Currently in the Academic Performance Program, teams face two penalty benchmarks – 925 for more immediate penalties and 900 for longer-term, more serious sanctions. The committee is proposing the penalty structure be consolidated, with a single benchmark set at a projected 50 percent GSR.
While the 50 percent GSR is considered a minimum standard, Harrison said the committee also recommends that the long-term goal be stated clearly for the membership to raise the expectations above a projected 50 percent GSR.
The committee is also examining the “filters” or exemptions used to allow some teams to avoid penalties. For example, the committee is considering eliminating an exemption that frees teams from serious penalties if they are not in the bottom 10 percent of their sport. Under the current threshold, the filter is virtually irrelevant, since only a few teams in many sports fall below the 900 threshold. If the benchmark is increased to a projected 50 percent GSR, the impact is in only men’s basketball and football.

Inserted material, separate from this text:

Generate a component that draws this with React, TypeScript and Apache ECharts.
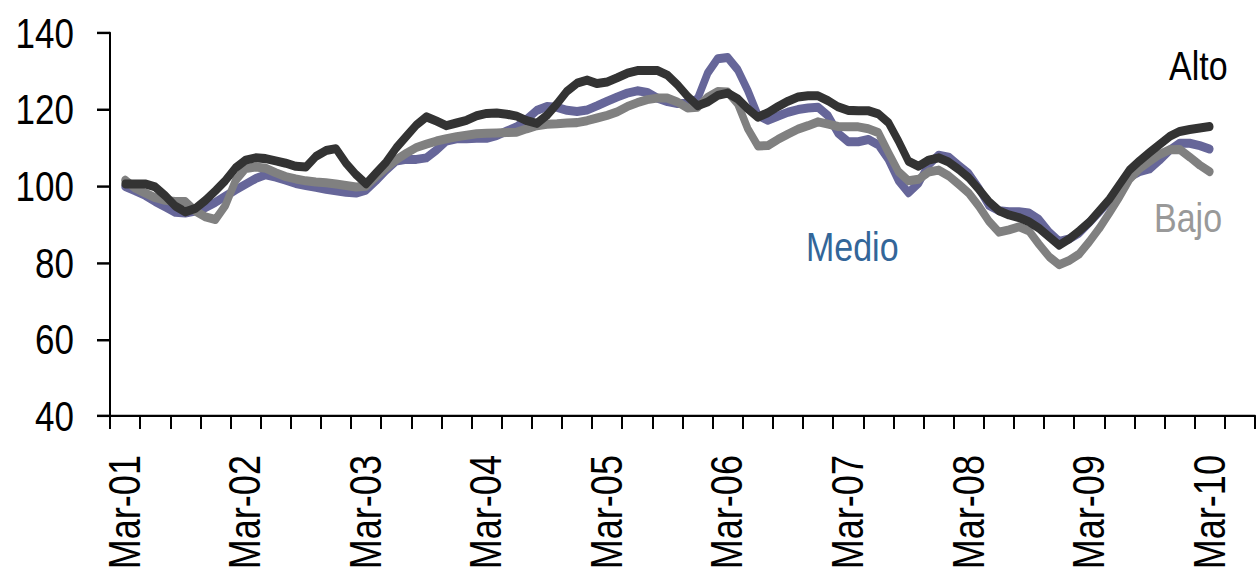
import React, { useEffect, useRef } from "react";
import * as echarts from "echarts";

const MONTHS = ["Jan", "Feb", "Mar", "Apr", "May", "Jun", "Jul", "Aug", "Sep", "Oct", "Nov", "Dec"];
const FIRST_YEAR = 2001;
const FIRST_MONTH_INDEX = 1; // Feb-01 (empty leading category)
const CATEGORY_COUNT = 114;
const LEADING_BLANKS = 1;

const TICK_LABELS = ["Mar-01", "Mar-02", "Mar-03", "Mar-04", "Mar-05", "Mar-06", "Mar-07", "Mar-08", "Mar-09", "Mar-10"];
const Y_TICKS = [40, 60, 80, 100, 120, 140];

// Monthly index values, Mar-01 .. Mar-10
const ALTO = [
  100.6, 100.6, 100.6, 99.8, 97.5, 94.8, 93.3, 94.2, 96.3, 98.8, 101.5, 104.8,
  106.8, 107.4, 107.2, 106.6, 106.0, 105.2, 105.0, 107.8, 109.3, 109.8, 106.0, 103.0,
  100.6, 103.5, 106.3, 110.0, 113.0, 116.0, 118.1, 117.0, 115.8, 116.5, 117.2, 118.4,
  119.0, 119.1, 118.8, 118.3, 117.1, 116.4, 118.5, 121.5, 124.8, 126.9, 127.7, 126.8,
  127.2, 128.3, 129.5, 130.2, 130.2, 130.2, 129.0, 126.5, 123.5, 121.0, 122.0, 123.7,
  124.3, 122.8, 120.2, 118.0, 119.2, 120.8, 122.2, 123.3, 123.6, 123.6, 122.3, 120.7,
  119.8, 119.7, 119.7, 118.9, 116.6, 111.8, 106.5, 105.2, 106.8, 107.4, 106.3, 104.4,
  102.2, 99.2, 96.0, 93.6, 92.5, 91.8, 90.7, 89.0, 86.8, 84.6, 86.2, 88.3,
  90.6, 93.6, 96.6, 100.4, 104.2, 106.6, 108.8, 110.9, 113.0, 114.3, 114.8, 115.2,
  115.6,
];
const MEDIO = [
  99.9, 98.8, 97.6, 96.0, 94.6, 93.2, 93.0, 93.5, 94.4, 95.8, 97.4, 99.0,
  100.5, 102.0, 103.0, 102.4, 101.6, 100.7, 100.2, 99.7, 99.2, 98.8, 98.4, 98.2,
  99.0, 101.5, 104.2, 106.6, 107.0, 107.0, 107.4, 109.4, 111.8, 112.4, 112.4, 112.5,
  112.5, 113.2, 114.4, 115.5, 117.5, 119.8, 120.8, 120.6, 119.8, 119.5, 119.9, 121.0,
  122.2, 123.3, 124.3, 124.9, 124.5, 123.0, 122.1, 121.6, 121.6, 122.8, 129.5, 133.3,
  133.6, 130.4, 125.0, 118.5, 117.2, 118.3, 119.3, 120.0, 120.4, 120.6, 118.4, 113.8,
  111.6, 111.6, 112.2, 110.8, 107.0, 101.5, 98.3, 100.8, 105.6, 108.1, 107.6, 105.4,
  103.3, 99.5, 95.0, 93.6, 93.3, 93.3, 93.0, 91.3, 88.0, 85.6, 86.2, 87.8,
  90.5, 93.3, 96.2, 99.6, 102.4, 103.8, 104.5, 106.8, 109.4, 111.2, 111.2, 110.6,
  109.7,
];
const BAJO = [
  101.6, 99.5, 98.2, 97.0, 96.3, 96.0, 96.0, 93.5, 92.0, 91.3, 95.0, 101.5,
  104.6, 105.0, 104.7, 103.5, 102.5, 101.9, 101.4, 101.1, 100.9, 100.6, 100.2, 99.8,
  100.0, 102.5, 104.8, 106.9, 108.6, 110.1, 111.0, 111.8, 112.4, 112.9, 113.3, 113.7,
  113.8, 113.9, 114.0, 114.1, 115.0, 115.8, 116.2, 116.3, 116.5, 116.6, 117.1, 117.8,
  118.5, 119.4, 120.8, 121.8, 122.6, 123.0, 123.0, 122.0, 120.4, 120.6, 123.2, 124.7,
  124.6, 121.5, 115.0, 110.5, 110.6, 112.2, 113.6, 114.9, 115.8, 116.8, 116.2, 115.6,
  115.5, 115.5, 115.0, 114.0, 108.8, 103.8, 101.4, 101.8, 103.7, 104.2, 102.7, 100.5,
  98.2, 94.8, 90.9, 88.0, 88.6, 89.4, 88.3, 84.8, 81.6, 79.5, 80.6, 82.3,
  85.5, 89.0, 93.0, 97.2, 101.8, 104.6, 106.5, 108.3, 109.5, 109.6, 107.6, 105.5,
  103.8,
];

const SERIES_NAMES = ["Medio", "Bajo", "Alto"];
const SERIES_COLORS = ["#666699", "#808080", "#333333"];
const LABEL_COLORS = ["#336699", "#999999", "#000000"];

const FONT = "'Liberation Sans', Arial, Helvetica, sans-serif";

// The reference uses a narrow face. Horizontal texts are emulated by a layer
// stretched vertically; the rotated month labels by a layer squeezed vertically.
const NARROW = 0.82;
const PAGE_W = 1256;
const PAGE_H = 571;
const GRID_LEFT = 110;
const GRID_TOP = 33;
const GRID_W = 1145;
const GRID_H = 383;

function buildCategories(): string[] {
  const cats: string[] = [];
  for (let i = 0; i < CATEGORY_COUNT; i++) {
    const mi = FIRST_MONTH_INDEX + i;
    const year = FIRST_YEAR + Math.floor(mi / 12);
    const month = MONTHS[mi % 12];
    cats.push(month + "-" + String(year % 100).padStart(2, "0"));
  }
  return cats;
}

function pad(values: number[]): (number | null)[] {
  const out: (number | null)[] = [];
  for (let i = 0; i < LEADING_BLANKS; i++) out.push(null);
  for (const v of values) out.push(v);
  while (out.length < CATEGORY_COUNT) out.push(null);
  return out;
}

const labelFilter = (index: number, value: string) => TICK_LABELS.indexOf(value) >= 0;

export default function App() {
  const mainRef = useRef<HTMLDivElement>(null);
  const labelRef = useRef<HTMLDivElement>(null);
  useEffect(() => {
    if (!mainRef.current || !labelRef.current) return;
    const categories = buildCategories();
    const datasets = [MEDIO, BAJO, ALTO];

    // Main layer: stretched vertically by 1/NARROW
    const k = 1 / NARROW;
    const sy = (v: number) => v / k;
    const main = echarts.init(mainRef.current, undefined, { renderer: "svg" });
    main.setOption({
      animation: false,
      backgroundColor: "#ffffff",
      grid: {
        left: GRID_LEFT,
        top: sy(GRID_TOP),
        width: GRID_W,
        height: sy(GRID_H),
        containLabel: false,
        outerBoundsMode: "none",
      },
      xAxis: {
        type: "category",
        data: categories,
        boundaryGap: true,
        axisLine: { show: true, lineStyle: { color: "#000", width: 2 } },
        axisTick: { show: true, interval: 2, length: sy(13), lineStyle: { color: "#000", width: 2 } },
        axisLabel: { show: false, interval: labelFilter },
        splitLine: { show: false },
      },
      yAxis: {
        type: "value",
        min: Y_TICKS[0],
        max: Y_TICKS[Y_TICKS.length - 1],
        interval: 20,
        axisLine: { show: true, lineStyle: { color: "#000", width: 2 } },
        axisTick: { show: true, length: 13, lineStyle: { color: "#000", width: 2 } },
        axisLabel: { margin: 36, fontFamily: FONT, fontSize: 35, color: "#000" },
        splitLine: { show: false },
      },
      series: SERIES_NAMES.map((name, i) => ({
        name,
        type: "line",
        data: pad(datasets[i]),
        showSymbol: false,
        symbol: "none",
        connectNulls: false,
        lineStyle: { color: SERIES_COLORS[i], width: 7.4, cap: "round", join: "round" },
        z: 2 + i,
      })),
      graphic: [
        {
          type: "text",
          x: 1169,
          y: sy(66),
          style: { text: "Alto", fontFamily: FONT, fontSize: 34, fill: LABEL_COLORS[2], align: "left", verticalAlign: "middle" },
        },
        {
          type: "text",
          x: 806,
          y: sy(247),
          style: { text: "Medio", fontFamily: FONT, fontSize: 34, fill: LABEL_COLORS[0], align: "left", verticalAlign: "middle" },
        },
        {
          type: "text",
          x: 1154,
          y: sy(217.5),
          style: { text: "Bajo", fontFamily: FONT, fontSize: 34, fill: LABEL_COLORS[1], align: "left", verticalAlign: "middle" },
        },
      ],
    });

    // Label layer: squeezed vertically by NARROW (rotated texts become narrow)
    const ly = (v: number) => v / NARROW;
    const labels = echarts.init(labelRef.current, undefined, { renderer: "svg" });
    labels.setOption({
      animation: false,
      grid: {
        left: GRID_LEFT,
        top: ly(GRID_TOP),
        width: GRID_W,
        height: ly(GRID_H),
        containLabel: false,
        outerBoundsMode: "none",
      },
      xAxis: {
        type: "category",
        data: categories,
        boundaryGap: true,
        axisLine: { show: false },
        axisTick: { show: false },
        axisLabel: {
          rotate: 90,
          margin: ly(39),
          interval: labelFilter,
          fontFamily: FONT,
          fontSize: 44,
          color: "#000",
        },
        splitLine: { show: false },
      },
      yAxis: {
        type: "value",
        show: false,
        min: Y_TICKS[0],
        max: Y_TICKS[Y_TICKS.length - 1],
        interval: 20,
        splitLine: { show: false },
      },
      series: [],
    });

    return () => {
      main.dispose();
      labels.dispose();
    };
  }, []);
  return (
    <div
      style={{ position: "absolute", left: 0, top: 0, width: PAGE_W, height: PAGE_H, overflow: "hidden", background: "#fff" }}
    >
      <div
        ref={mainRef}
        style={{
          position: "absolute",
          left: 0,
          top: 0,
          width: PAGE_W,
          height: PAGE_H * NARROW,
          transform: `scaleY(${1 / NARROW})`,
          transformOrigin: "0 0",
        }}
      />
      <div
        ref={labelRef}
        style={{
          position: "absolute",
          left: 0,
          top: 0,
          width: PAGE_W,
          height: PAGE_H / NARROW,
          transform: `scaleY(${NARROW})`,
          transformOrigin: "0 0",
          pointerEvents: "none",
        }}
      />
    </div>
  );
}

Eliminating this exemption would be in line with the overall goal of moving all teams closer to the 50 percent graduation rate.

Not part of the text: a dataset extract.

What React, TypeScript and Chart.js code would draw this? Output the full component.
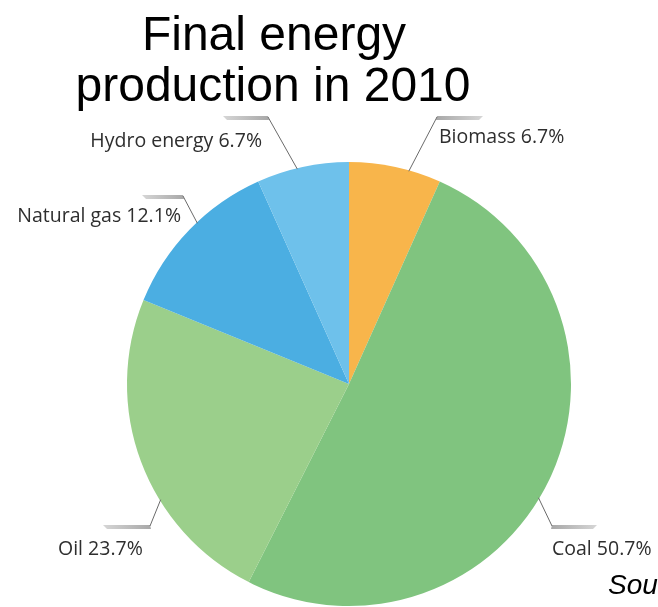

The committee also is considering changes to the exemptions based on improvement and institutional mission. While both of those filters are likely to continue, the way they are applied could change. The committee in fact has directed the NCAA research staff to explore different models for filters/exemptions and present them at the committee’s July meeting.
The Academic Performance Program examination began more than a year ago after a series of adjustments to the Academic Progress Rate altered the way the APR predicted graduation. While the adjustments (like those for professional departures and student-athletes who transfer while earning at least a 2.6 grade-point average) were designed to improve the perceived fairness of the rate, they did change the way the benchmarks predict graduation. The committee’s recommendations to the Board of Directors this summer will address these issues and show a clear commitment to improving the graduation success of student-athletes.
The committee will recommend that the Board amend policy and sponsor legislative proposals to be reviewed during the 2011-12 cycle, Proposals are likely to be effective for the 2013-14 academic year. This will give the membership about two years of notice about the increased academic expectations.